ABC North Queensland is an ABC Local Radio station based in Townsville broadcasting to North Queensland, Australia. This includes the towns of Bowen, Charters Towers, Ingham and Ayr.

The station began broadcasting as 4QN in 1936. It was originally a relay station covering the whole of North Queensland with limited local news bulletins. Local program content increased in the 1960s and the station was also the home of regional ABC Television in Townsville, Cairns and Mount Isa.

By the 1980s local program content was broadcast for most of the day, as well as a separate regional breakfast program. 4QN was also the headquarters of the regional network.

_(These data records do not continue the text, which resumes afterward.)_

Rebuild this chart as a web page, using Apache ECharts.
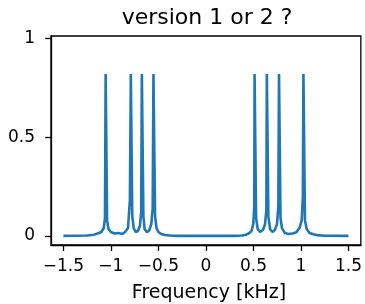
<!DOCTYPE html>
<html>
<head>
<meta charset="utf-8">
<script src="https://cdn.jsdelivr.net/npm/echarts@6/dist/echarts.min.js"></script>
<style>
  html, body { margin: 0; padding: 0; background: #fff; }
  #spec { width: 365px; height: 304px; }
</style>
</head>
<body>
<div id="spec"></div>
<script>
  'use strict'

  /*-----spectrum data-----*/
  var freqX = [
    -1.5, -1.25, -1.18, -1.14, -1.10, -1.075, -1.062, -1.055, -1.047, -1.040, -1.025, -1.0,
    -0.96, -0.92, -0.88, -0.85, -0.82, -0.80, -0.790, -0.782, -0.775, -0.76, -0.74,
    -0.715, -0.695, -0.681, -0.674, -0.666, -0.658, -0.645, -0.62,
    -0.595, -0.575, -0.560, -0.552, -0.544, -0.535, -0.52, -0.50, -0.47, -0.43, -0.38, -0.3,
    0.3, 0.38, 0.42, 0.45, 0.48, 0.498, 0.509, 0.512, 0.520, 0.528, 0.545, 0.57,
    0.60, 0.622, 0.636, 0.641, 0.649, 0.657, 0.675, 0.70,
    0.725, 0.748, 0.762, 0.769, 0.777, 0.785, 0.80, 0.83, 0.87, 0.91, 0.95,
    0.985, 1.008, 1.020, 1.026, 1.034, 1.042, 1.06, 1.09, 1.13, 1.17, 1.25, 1.5
  ];
  var magY = [
    0, 0.002, 0.006, 0.012, 0.02, 0.04, 0.09, 0.82, 0.82, 0.08, 0.035, 0.02,
    0.012, 0.015, 0.01, 0.02, 0.04, 0.18, 0.82, 0.82, 0.1, 0.04, 0.02,
    0.025, 0.05, 0.12, 0.82, 0.82, 0.1, 0.035, 0.018,
    0.03, 0.06, 0.14, 0.82, 0.82, 0.1, 0.04, 0.02, 0.01, 0.005, 0.002, 0,
    0, 0.002, 0.006, 0.012, 0.025, 0.06, 0.15, 0.82, 0.82, 0.09, 0.035, 0.02,
    0.03, 0.06, 0.13, 0.82, 0.82, 0.1, 0.035, 0.02,
    0.03, 0.06, 0.15, 0.82, 0.82, 0.09, 0.04, 0.015, 0.01, 0.012, 0.018,
    0.04, 0.08, 0.2, 0.82, 0.82, 0.08, 0.035, 0.015, 0.008, 0.004, 0.001, 0
  ];
  var xTicks = [-1.5, -1, -0.5, 0, 0.5, 1, 1.5];
  var yTicks = [0, 0.5, 1];

  var points = freqX.map(function (f, i) { return [f, magY[i]]; });
  var font = 'DejaVu Sans';

  var chart = echarts.init(document.getElementById('spec'));
  chart.setOption({
    animation: false,
    grid: {
      left: 51, top: 36, width: 313, height: 209,
      show: true, borderColor: '#000', borderWidth: 1.3, backgroundColor: 'transparent'
    },
    xAxis: {
      type: 'value', min: -1.63, max: 1.63,
      axisLine: { show: true, onZero: false, lineStyle: { color: '#000', width: 1.3 } },
      axisTick: { show: true, length: 6, customValues: xTicks, lineStyle: { color: '#000', width: 1.3 } },
      axisLabel: {
        customValues: xTicks, margin: 13, color: '#000', fontSize: 17, fontFamily: font,
        formatter: function (v) { return String(v).replace('-', '\u2212'); }
      },
      splitLine: { show: false }
    },
    yAxis: {
      type: 'value', min: -0.046, max: 1.013,
      axisLine: { show: true, onZero: false, lineStyle: { color: '#000', width: 1.3 } },
      axisTick: { show: true, length: 6, customValues: yTicks, lineStyle: { color: '#000', width: 1.3 } },
      axisLabel: { customValues: yTicks, margin: 16, color: '#000', fontSize: 17, fontFamily: font },
      splitLine: { show: false }
    },
    graphic: [
      {
        type: 'text', x: 207, y: 18,
        style: { text: 'version 1 or 2 ?', fill: '#000', font: '22px "DejaVu Sans"', textAlign: 'center', textVerticalAlign: 'middle' }
      },
      {
        type: 'text', x: 209, y: 293,
        style: { text: 'Frequency [kHz]', fill: '#000', font: '19px "DejaVu Sans"', textAlign: 'center', textVerticalAlign: 'middle' }
      }
    ],
    series: [{
      type: 'line', data: points, showSymbol: false, smooth: false,
      lineStyle: { color: '#1f77b4', width: 2.6 }
    }]
  });
</script>
</body>
</html>
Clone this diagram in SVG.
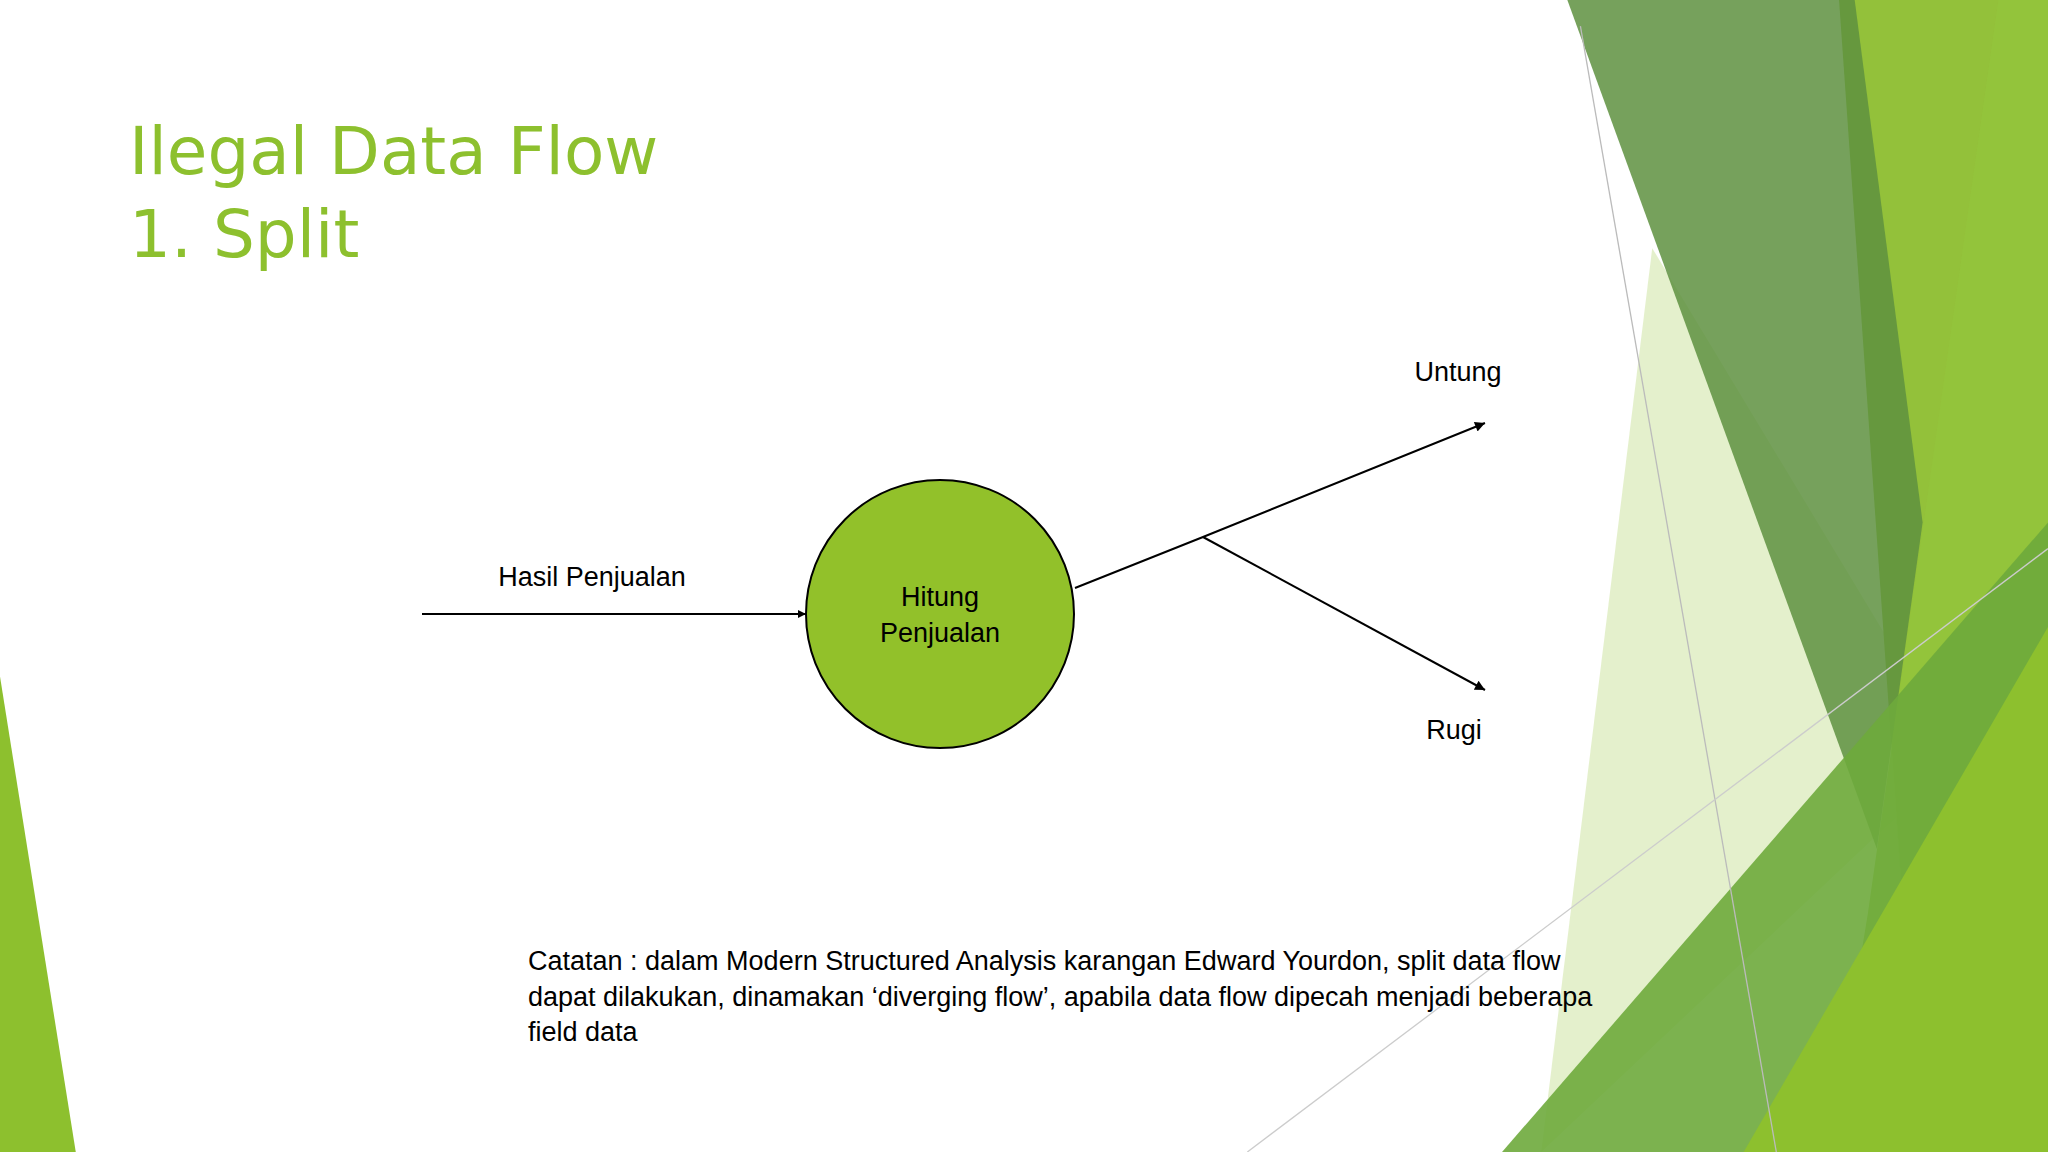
<svg xmlns="http://www.w3.org/2000/svg" width="2048" height="1152" viewBox="0 0 2048 1152">
<style>
.lbl{font-family:"Liberation Sans",Arial,sans-serif;font-size:27px;fill:#000}
.ttl{font-family:"DejaVu Sans","Open Sans",sans-serif;font-size:66px;fill:#8DC02E}
.ln{stroke:#000;stroke-width:2;fill:none}
</style>
<defs>
<marker id="ah" viewBox="0 0 10 10" refX="10" refY="5" markerWidth="8" markerHeight="8" orient="auto" markerUnits="userSpaceOnUse"><path d="M0,0 L10,5 L0,10 z" fill="#000"/></marker>
<marker id="ah2" viewBox="0 0 10 10" refX="10" refY="5" markerWidth="14" markerHeight="10" orient="auto" markerUnits="userSpaceOnUse"><path d="M0,0 L10,5 L0,10 z" fill="#000"/></marker>
</defs>
<rect width="2048" height="1152" fill="#fff"/>
<g id="background" transform="scale(1.30612)">
<polygon points="0,518 58,882 0,882" fill="#8DC02E"/>
<polygon points="1265,190 1500,580 1180,882" fill="#C9E29A" opacity="0.5"/>
<polygon points="1408,0 1568,0 1568,882 1470,882" fill="#8DBE2F" opacity="0.95"/>
<polygon points="1530,0 1568,0 1568,882 1400,882 1430,700" fill="#94C43C" opacity="0.9"/>
<polygon points="1200,0 1420,0 1472,400 1437,650" fill="#5E9140" opacity="0.85"/>
<polygon points="1150,882 1568,400 1568,882" fill="#6EAA3C" opacity="0.9"/>
<polygon points="1335,882 1568,480 1568,882" fill="#8DC02E"/>
<line x1="1210" y1="20" x2="1360" y2="882" stroke="#bbb" stroke-width="1"/>
<line x1="955" y1="882" x2="1568" y2="420" stroke="#ccc" stroke-width="1"/>
</g>
<g id="title">
<text class="ttl" x="129" y="174">Ilegal Data Flow</text>
<text class="ttl" x="129" y="257">1. Split</text>
</g>
<g id="process">
<circle cx="940" cy="614" r="134" fill="#92C12A" stroke="#000" stroke-width="2"/>
<text class="lbl" x="940" y="606" text-anchor="middle">Hitung</text>
<text class="lbl" x="940" y="642" text-anchor="middle">Penjualan</text>
</g>
<g id="connectors">
<line class="ln" x1="422" y1="614" x2="806" y2="614" marker-end="url(#ah)"/>
<polyline class="ln" points="1075,588 1203,537 1485,423" marker-end="url(#ah2)"/>
<line class="ln" x1="1203" y1="537" x2="1485" y2="690" marker-end="url(#ah2)"/>
</g>
<g id="labels">
<text class="lbl" x="592" y="586" text-anchor="middle">Hasil Penjualan</text>
<text class="lbl" x="1458" y="381" text-anchor="middle">Untung</text>
<text class="lbl" x="1454" y="739" text-anchor="middle">Rugi</text>
</g>
<g id="note">
<text class="lbl" x="528" y="970">Catatan : dalam Modern Structured Analysis karangan Edward Yourdon, split data flow</text>
<text class="lbl" x="528" y="1006">dapat dilakukan, dinamakan ‘diverging flow’, apabila data flow dipecah menjadi beberapa</text>
<text class="lbl" x="528" y="1041">field data</text>
</g>
</svg>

John Nutting launched the Saturday Night Country show in 1994 from 4QN which is now broadcast nationally. The Townsville studios were also home to the first Aboriginal and Islander broadcasting in Australia.

==Local Programs==
===Weekdays===

- Breakfast with Michael Clarke – 6:30 AM to 9:00 AM
- Mornings with Susan Graham-Ryan – 9:00 AM to 11:00 AM

Additionally, the station is the originating location of the Early Morning Country program between 5:00am – 6:00am weekdays hosted by Michael Clarke. It is heard on the ABC Local Radio regional network through Queensland and also on the ABC Country digital radio station.

===Saturday===

- Saturday Breakfast with Jess Naunton – 6:00 AM to 7:45 AM
- Northern Grandstand with Grant Bell – 8:30 AM to 10:00 AM

When local programs are not broadcast the station relays national and statewide programming from ABC Radio Brisbane.